Strike Three for Miller-Meeks

Iowa Republicans had a banner day on November 4th, picking up both a U.S. Senate seat and one U.S. House seat, but Mariannette Miller-Meeks' defeat in her third attempt to oust Democrat Dave Loebsack in the 2nd CD means the GOP will not have a monopoly on the state's congressional delegation in the 114th Congress. The loss by Miller-Meeks (following up her defeats in 2008 and 2010) means major party nominees who lost their first two Iowa U.S. House races are now 0 for 10 the third time around in Iowa history. Miller-Meeks joins Democrat William Leffingwell (1858, 1868, 1870), Democrat Anthony Van Wagenen (1894, 1912 (special), 1912), Democrat James Murtagh (1906, 1914, 1916), Democrat Clair Williams (1944, 1946, 1952), Democrat Steven Carter (1948, 1950, 1956), Republican Don Mahon (1966, 1968, 1970), Republican Tom Riley (1968, 1974, 1976), Democrat Eric Tabor (1986, 1988, 1990), and Democrat Bill Gluba (1982, 1988, 2004) on the Hawkeye State's Three Strikes list.
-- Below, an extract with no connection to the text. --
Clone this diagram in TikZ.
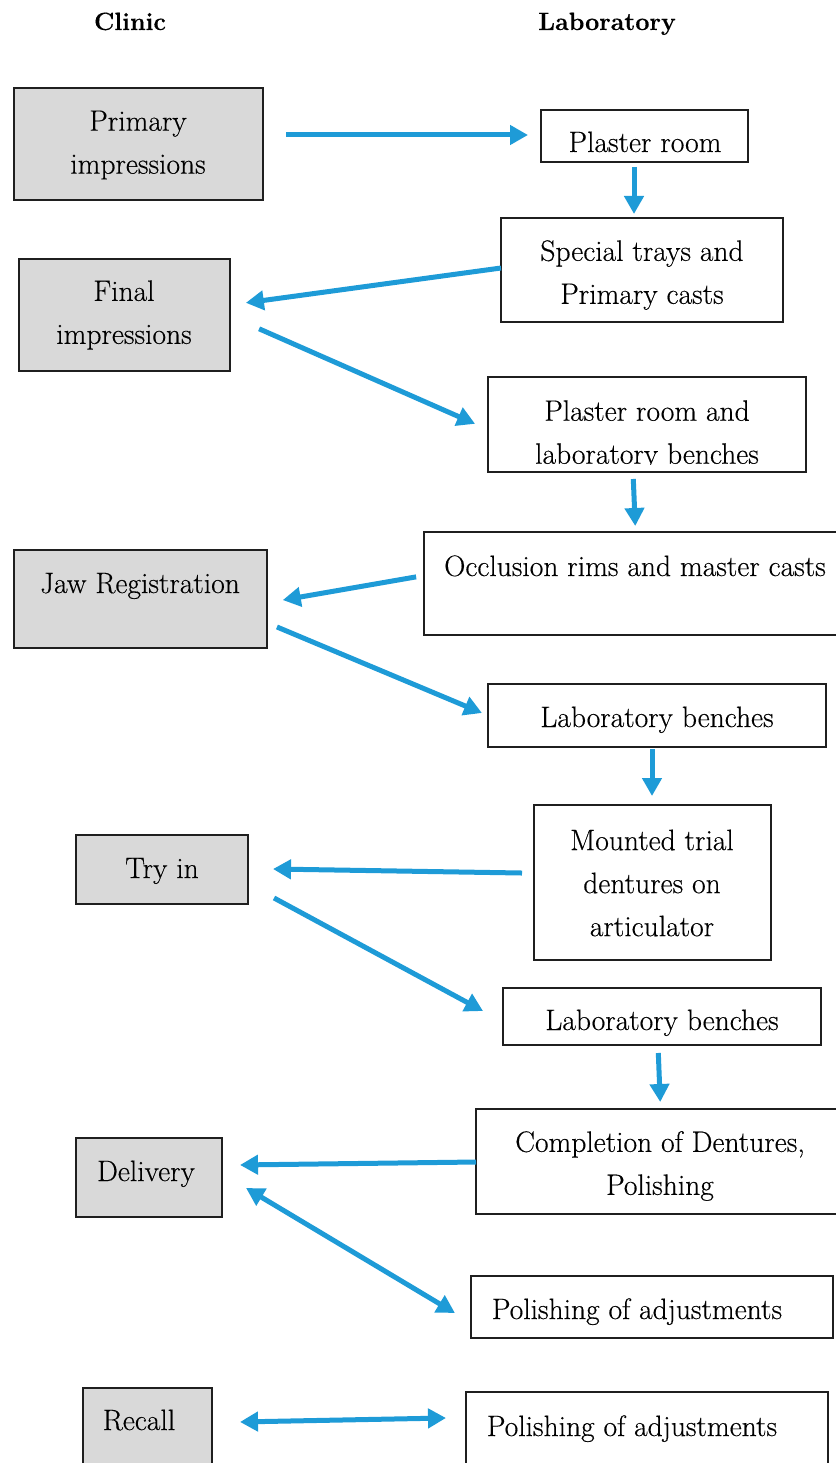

Larry Pressler Wins the Silver

Larry Pressler may have fallen short in his long-shot, underfunded, and understaffed bid to return to the nation's upper legislative chamber, but he did end up notching the best showing for a non-major party South Dakota U.S. Senate candidate in more than 90 years. Pressler won 17.1 percent of the vote which is the best showing for an independent or third party U.S. Senate candidate in the state since 1920 when non-partisan candidate Tom Ayres won 24.1 percent in a race won by Republican Peter Norbeck. Overall, Pressler's 17.1 percent is good for the second best mark for a non-major party candidate across the 35 U.S. Senate contests in South Dakota history. Independent and third party candidates have appeared on the South Dakota U.S. Senate ballot just 25 times over the last century and only three have reached double digits: Pressler in 2014 and Ayres in 1920 and 1924 (12.1 percent). Pressler's defeat means he won't become the oldest candidate elected to the chamber in South Dakota history nor notch the record for the longest gap in service in the direct election era.